Expanded Explanation
1. Technical Function and Core Characteristics
NSPM provides continuous visibility into network assets, topology, and security controls to identify configuration weaknesses, policy violations, and exposure paths. It ingests data from firewalls, routers, switches, cloud networking, and security tools to build a current model of the network security state.
These platforms analyze network access paths, security group rules, segmentation policies, and device configurations to detect deviations from security baselines and architectural intent. They typically support alerting, reporting, and workflow integration to track findings and remediation status.
2. Enterprise Usage and Architectural Context
Enterprises use NSPM to maintain an accurate, near real-time view of network security posture across hybrid and multicloud environments. The capability supports policy governance, control verification, and exposure management in complex network architectures.
In architectural terms, these tools System Integration Testing (SIT) as an overlay across network infrastructure, security controls, and configuration repositories, often integrating with Configuration Management Database (CMDB), Security Information and Event Management (SIEM), Security Orchestration Automation Response (SOAR), and ticketing systems. They support continuous controls monitoring and help security and network teams validate that deployed configurations align with defined security architectures and compliance requirements.

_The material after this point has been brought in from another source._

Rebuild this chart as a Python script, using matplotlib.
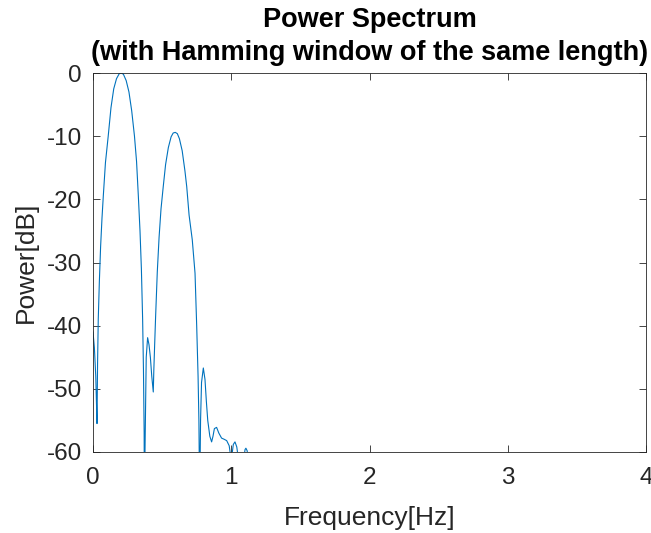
import numpy as np
from matplotlib import pyplot as plt

plt.rcParams['font.family'] = ['Liberation Sans', 'DejaVu Sans']
plt.rcParams['axes.unicode_minus'] = False

# frequency [Hz] and power [dB]
freq = [0.000, 0.010, 0.020, 0.026, 0.029, 0.033, 0.038, 0.046, 0.055, 0.065,
        0.075, 0.090, 0.110, 0.130, 0.150, 0.170, 0.190, 0.205, 0.220, 0.240,
        0.260, 0.280, 0.300, 0.315, 0.328, 0.340, 0.350, 0.359, 0.365, 0.370,
        0.372, 0.376, 0.385, 0.395, 0.405, 0.415, 0.425, 0.436, 0.440, 0.446,
        0.453, 0.465, 0.478, 0.492, 0.508, 0.525, 0.545, 0.565, 0.580, 0.595,
        0.610, 0.625, 0.645, 0.665, 0.678, 0.695, 0.718, 0.738, 0.750, 0.760,
        0.766, 0.769, 0.771, 0.773, 0.778, 0.785, 0.798, 0.810, 0.820, 0.830,
        0.845, 0.858, 0.868, 0.878, 0.894, 0.910, 0.930, 0.950, 0.967, 0.985,
        0.998, 1.005, 1.015, 1.027, 1.040, 1.051, 1.070, 1.090, 1.100, 1.106,
        1.115, 1.121, 1.150, 4.000]
power = [-41.0, -43.5, -48.0, -53.0, -55.5, -46.0, -39.0, -33.0, -27.5, -23.0,
         -19.3, -14.2, -10.0, -5.5, -2.5, -0.9, -0.1, 0.0, -0.2, -1.2,
         -3.0, -6.0, -10.0, -14.0, -19.5, -25.0, -31.0, -39.0, -47.0, -57.0,
         -75.0, -60.0, -45.0, -41.9, -43.0, -45.0, -48.0, -50.5, -47.0, -43.0,
         -38.5, -31.5, -26.0, -21.5, -18.0, -14.5, -11.8, -10.1, -9.5, -9.4,
         -9.6, -10.4, -12.3, -15.5, -18.0, -22.5, -26.4, -31.7, -40.0, -48.0,
         -55.0, -62.0, -75.0, -65.0, -55.0, -49.0, -46.7, -48.5, -52.0, -55.0,
         -57.5, -58.4, -57.5, -56.3, -56.1, -57.0, -57.8, -58.0, -58.2, -59.0,
         -61.0, -60.5, -58.8, -58.4, -59.2, -61.0, -63.0, -61.0, -59.6, -59.4,
         -59.8, -61.0, -70.0, -110.0]

fig = plt.figure(figsize=(6.51, 5.33), dpi=100)
ax = fig.add_axes([93/651, 1-452/533, 553/651, 379/533])

ax.plot(freq, power, color='#0072BD', linewidth=0.8)
ax.set_xlim(0, 4)
ax.set_ylim(-60, 0)
ax.set_xticks([0, 1, 2, 3, 4])
ax.set_yticks([-60, -50, -40, -30, -20, -10, 0])
ax.tick_params(direction='in', top=True, right=True, labelsize=17.5,
               colors='#262626', length=5, width=0.6)
ax.tick_params(axis='x', pad=11)
ax.tick_params(axis='y', pad=8)
for s in ax.spines.values():
    s.set_color('#262626')
    s.set_linewidth(0.6)

ax.set_title('Power Spectrum\n(with Hamming window of the same length)',
             fontsize=19.5, fontweight='bold', linespacing=1.38, pad=9)
ax.set_xlabel('Frequency[Hz]', fontsize=19, color='#262626', labelpad=12)
ax.set_ylabel('Power[dB]', fontsize=19, color='#262626', labelpad=6)

fig.savefig('out.png', dpi=100)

3. Related or Adjacent Technologies
NSPM relates to Cloud Security Posture Management (CSPM), which focuses on cloud resource and service configurations, and to attack surface management, which maps exposed assets and services. It also relates to security configuration management and continuous controls monitoring.
The capability interacts with firewalls, Network Access Control (NAC), Software Defined Networking (SDN), zero trust network access, and microsegmentation platforms by consuming their policies and configurations. Some products combine NSPM with exposure analysis and attack path modeling from breach and attack simulation or graph-based security analytics platforms.
4. Business and Operational Significance
NSPM supports reduction of configuration-based exposure, policy drift, and misalignment between intended and implemented network security controls. It helps organizations document and maintain adherence to internal policies, regulatory frameworks, and industry standards for network security.
Operational teams use these capabilities to prioritize remediation based on exposure context, reduce manual review of network configurations, and support audits with evidence of continuous monitoring. This reduces the time security and network teams spend locating misconfigurations and provides a structured process to manage network security posture over time.